The first event convened by the UK Working Group on NCDs was a parliamentary briefing, held in Portcullis House on 16 May 2018: ‘The global burden of NCDs – time for UK leadership’. The aim was to investigate how the UK’s leadership positions in international development and research could be brought to bear on the mismatch between the burden of NCDs and the development assistance available for these diseases in low- and middle-income countries. Participants were drawn from the UK Working Group on NCDs, the All-Party Parliamentary Group on Global Health, the Department of Health, Public Health England and the Department for International Development.

Lord Nigel Crisp, the co-chair of the APPG on Global Health, opened by setting out the global burden of NCDs: three-quarters of deaths from NCDs occur in low- and middle-income settings.
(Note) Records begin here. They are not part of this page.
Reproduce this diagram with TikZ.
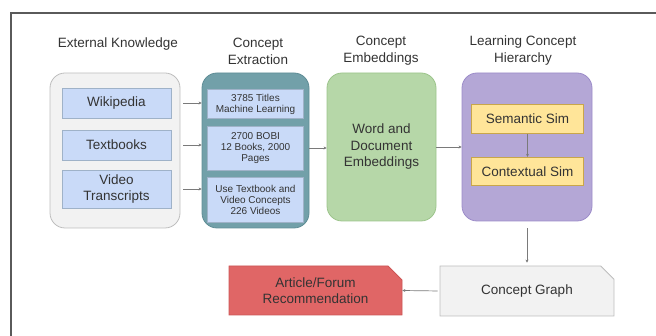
\documentclass[tikz,border=0pt]{standalone}
\usepackage{fontspec}
\setmainfont{Liberation Sans}
\usetikzlibrary{shapes.misc,arrows.meta}
\definecolor{txt}{HTML}{333333}
\definecolor{frame}{HTML}{5A5A5A}
\definecolor{ggfill}{HTML}{F2F2F2}
\definecolor{ggline}{HTML}{BDBDBD}
\definecolor{bluefill}{HTML}{C9DAF8}
\definecolor{blueline}{HTML}{9FB2C8}
\definecolor{tealfill}{HTML}{72A0A9}
\definecolor{tealline}{HTML}{5F8D96}
\definecolor{greenfill}{HTML}{B6D7A8}
\definecolor{greenline}{HTML}{9CC48B}
\definecolor{purplefill}{HTML}{B4A7D6}
\definecolor{purpleline}{HTML}{9C8CC9}
\definecolor{yellowfill}{HTML}{FFE599}
\definecolor{yellowline}{HTML}{C9A64A}
\definecolor{redfill}{HTML}{E06666}
\definecolor{redline}{HTML}{CC5555}
\definecolor{arrowc}{HTML}{7A7A7A}
\tikzset{
  base/.style={anchor=center, inner sep=0pt, text=txt, align=center},
  bigbox/.style={base, rounded corners=15pt, line width=0.8pt},
  inbox/.style={base, draw=blueline, fill=bluefill, line width=0.8pt, font=\fontsize{13.5}{16.5}\selectfont},
  smallbox/.style={base, draw=blueline, fill=bluefill, line width=0.6pt, font=\fontsize{10}{11}\selectfont},
  simbox/.style={base, draw=yellowline, fill=yellowfill, line width=0.6pt, minimum width=112pt, minimum height=28.5pt, font=\fontsize{13.5}{16.5}\selectfont},
  title/.style={base, font=\fontsize{13.5}{17}\selectfont},
  snipbox/.style={base, chamfered rectangle, chamfered rectangle corners=north east, chamfered rectangle xsep=7pt, chamfered rectangle ysep=7pt, line width=0.8pt, font=\fontsize{13.5}{16.5}\selectfont},
  conn/.style={draw=arrowc, line width=0.7pt, -{Stealth[length=3pt,width=3pt]}},
}
\begin{document}
\begin{tikzpicture}[x=1pt,y=-1pt]
\useasboundingbox (0,0) rectangle (656,336);
\draw[frame, line width=2pt] (656,13) -- (11,13) -- (11,336);

% titles
\node[title] (t1) at (118,44) {External Knowledge};
\node[title] (t2) at (258,51) {Concept\\Extraction};
\node[title] (t3) at (381,51) {Concept\\Embeddings};
\node[title] (t4) at (523,51) {Learning Concept\\Hierarchy};

% external knowledge
\node[bigbox, draw=ggline, fill=ggfill, minimum width=130pt, minimum height=155pt] (ek) at (115,150.5) {};
\node[inbox, minimum width=109pt, minimum height=30pt] (wiki) at (116.5,103) {Wikipedia};
\node[inbox, minimum width=109pt, minimum height=30pt] (tb) at (116.5,145) {Textbooks};
\node[inbox, minimum width=109pt, minimum height=38pt] (vt) at (116.5,189) {Video\\Transcripts};

% concept extraction
\node[bigbox, draw=tealline, fill=tealfill, minimum width=107pt, minimum height=155pt] (ce) at (255.5,150.5) {};
\node[smallbox, minimum width=96pt, minimum height=29pt] (c1) at (255.5,104) {3785 Titles\\Machine Learning};
\node[smallbox, minimum width=96pt, minimum height=44pt] (c2) at (255.5,148) {2700 BOBI\\12 Books, 2000\\Pages};
\node[smallbox, minimum width=96pt, minimum height=45pt] (c3) at (255.5,200) {Use Textbook and\\Video Concepts\\226 Videos};

% concept embeddings
\node[bigbox, draw=greenline, fill=greenfill, minimum width=109pt, minimum height=148pt, font=\fontsize{13.5}{16.5}\selectfont] (emb) at (381.5,147) {Word and\\Document\\Embeddings};

% hierarchy
\node[bigbox, draw=purpleline, fill=purplefill, minimum width=130pt, minimum height=148pt] (lch) at (527,147) {};
\node[simbox] (sem) at (527.5,119) {Semantic Sim};
\node[simbox] (ctx) at (527.5,171.5) {Contextual Sim};

% bottom row
\node[snipbox, draw=ggline, fill=ggfill, minimum width=174pt, minimum height=50pt] (cg) at (527,291) {Concept Graph};
\node[snipbox, draw=redline, fill=redfill, minimum width=173pt, minimum height=49pt] (rec) at (315.5,290.5) {Article/Forum\\Recommendation};

% connectors
\draw[conn, shorten <=3pt] (ek.east |- wiki) -- (ce.west |- wiki);
\draw[conn, shorten <=3pt] (ek.east |- tb) -- (ce.west |- tb);
\draw[conn, shorten <=3pt] (ek.east |- vt) -- (ce.west |- vt);
\draw[conn] (ce.east |- c2) -- (emb.west |- c2);
\draw[conn] (emb.east) -- (lch.west |- emb.east);
\draw[conn] (sem) -- (ctx);
\draw[conn, shorten <=7pt, shorten >=3pt] (lch.south) -- (cg.north -| lch.south);
\draw[conn, shorten <=2pt] (cg.west) -- (rec.east);
\end{tikzpicture}
\end{document}
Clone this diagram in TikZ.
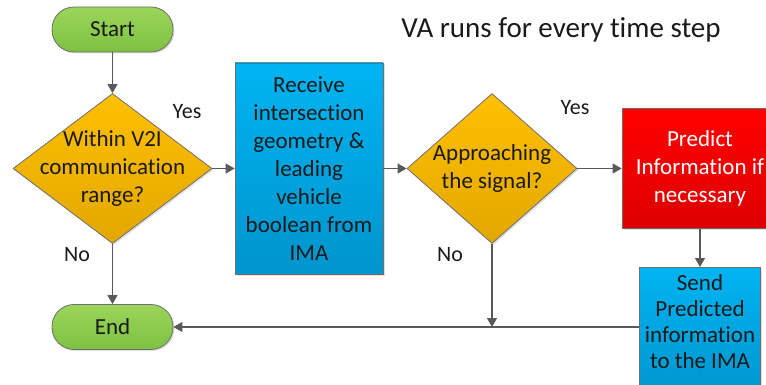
\documentclass[tikz,border=0pt]{standalone}
\usepackage{fontspec}
\setmainfont{Carlito}[Ligatures=NoCommon,Contextuals=NoAlternate]
\usetikzlibrary{shapes.geometric,arrows.meta,shadows}
\definecolor{bordergray}{HTML}{6E6E6E}
\definecolor{linegray}{HTML}{595959}
\definecolor{gtop}{HTML}{9BD55A}
\definecolor{gbot}{HTML}{7DC142}
\definecolor{otop}{HTML}{FFC000}
\definecolor{obot}{HTML}{E2A700}
\definecolor{btop}{HTML}{00B4F2}
\definecolor{bbot}{HTML}{0094CC}
\definecolor{rtop}{HTML}{FF0000}
\definecolor{rbot}{HTML}{DD0000}
\definecolor{txtc}{HTML}{1A1A1A}
\begin{document}
\begin{tikzpicture}[x=1pt,y=-1pt,
  base/.style={draw=bordergray, line width=0.8pt,
    drop shadow={shadow xshift=1.5pt,shadow yshift=-1.5pt,opacity=0.25}},
  bodyfont/.style={font=\fontsize{23}{28}\selectfont, text=txtc},
  term/.style={base, rectangle, rounded corners=22pt, minimum width=121pt,
    minimum height=45pt, top color=gtop, bottom color=gbot, bodyfont},
  dia/.style={base, diamond, inner sep=0pt, top color=otop, bottom color=obot},
  proc/.style={base, rectangle, inner sep=0pt, top color=btop, bottom color=bbot,
    bodyfont, align=center},
  pred/.style={base, rectangle, inner sep=0pt, top color=rtop, bottom color=rbot,
    font=\fontsize{23}{28}\selectfont, text=white, align=center},
  txt/.style={bodyfont, align=center, inner sep=0pt},
  lbl/.style={font=\fontsize{22}{26}\selectfont, text=txtc, inner sep=0pt},
  arr/.style={draw=linegray, line width=1.1pt, -{Triangle[length=9pt,width=10pt]}},
  ln/.style={draw=linegray, line width=1.1pt}
]
\useasboundingbox (0,0) rectangle (766,385);
\begin{scope}
\clip (0,0) rectangle (766,385);
\node[term] (start) at (112.5,29.5) {Start};
\node[dia, minimum width=199pt, minimum height=150pt] (d1) at (112.5,168.5) {};
\node[txt] (d1t) at (112.5,168.5) {Within V2I\\communication\\range?};
\node[proc, minimum width=148pt, minimum height=211pt] (b1) at (309,168.5)
  {Receive\\intersection\\geometry \&\\leading\\vehicle\\boolean from\\IMA};
\node[dia, minimum width=170pt, minimum height=150pt] (d2) at (492,168.5) {};
\node[txt] (d2t) at (492,168) {Approaching\\the signal?};
\node[pred, minimum width=156pt, minimum height=120pt] (pr) at (700,168.5)
  {Predict\\Information if\\necessary};
\node[proc, minimum width=121pt, minimum height=135pt, anchor=north] (b2) at (700,267) {};
\node[txt, font=\fontsize{23}{26}\selectfont] (b2t) at (700,322)
  {Send\\Predicted\\information\\to the IMA};
\node[term] (end) at (112.5,327) {End};
\node[font=\fontsize{29}{34}\selectfont, text=txtc] (title) at (561,30) {VA runs for every time step};
\node[lbl] (y1) at (187,112) {Yes};
\node[lbl] (n1) at (77,255) {No};
\node[lbl] (y2) at (575,108) {Yes};
\node[lbl] (n2) at (450,255) {No};
\draw[arr] (start) -- (d1);
\draw[arr] (d1.east) -- (b1.west);
\draw[arr] (b1.east) -- (d2.west);
\draw[arr] (d2.east) -- (pr.west);
\draw[arr] (pr) -- (b2);
\draw[arr] (d1) -- (end);
\draw[arr] (b2.west |- end.east) -- (end.east);
\coordinate (j) at (d2.south |- end.east);
\draw[arr] (d2.south) -- (j);
\end{scope}
\end{tikzpicture}
\end{document}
But he also highlighted that the UK also has much to learn from LMICs: a ‘turning-the-world-upside-down’ approach. He called on participants to consider how better to engage nurses in NCD prevention, detection, early intervention and treatment.

Louise Meincke, from World Cancer Research Fund International, noted recent statements by WHO Director General Dr Tedros’ that what is lacking is implementation and political will. NCDs threaten to undermine development progress made to date in many countries – and yet just 2% of development assistance for health goes to NCDs. We need to support national governments in implementing their NCD commitments in ways that build on the UK’s experience in international development. An example of a UK-government funded programme was described by Andrew Black: FCTC 2030 is supporting 15 countries to become regional and global leaders in tobacco control over five years: ‘offering best-of-British support and resources to countries to enable them to advance tobacco control’.

Celina Gorre (Global Alliance for Chronic Diseases) commended the UK government for leading on global health research, but also called for greater implementation research – e.g. around evidence for effectiveness of the Best Buys in NCDs in low-income countries.

Discussion included: the need to build capacity in partner countries; other sources of funding (such as the Prosperity Fund, a Foreign & Commonwealth Office initiative that includes £80 million for programmes with an NCD focus across eight countries); how to better coordinate the UK’s many assets to use our influence constructively; and the opportunity to use the diversity of our healthcare workforce (drawn from diasporas all over the world) as a global resource from which the UK can learn.

Finally, there was a call for the UK government to put itself forward at the forthcoming UN High-level Meeting on NCDs as a ‘gold standard partner’, rather than a government that ‘funds and forgets’.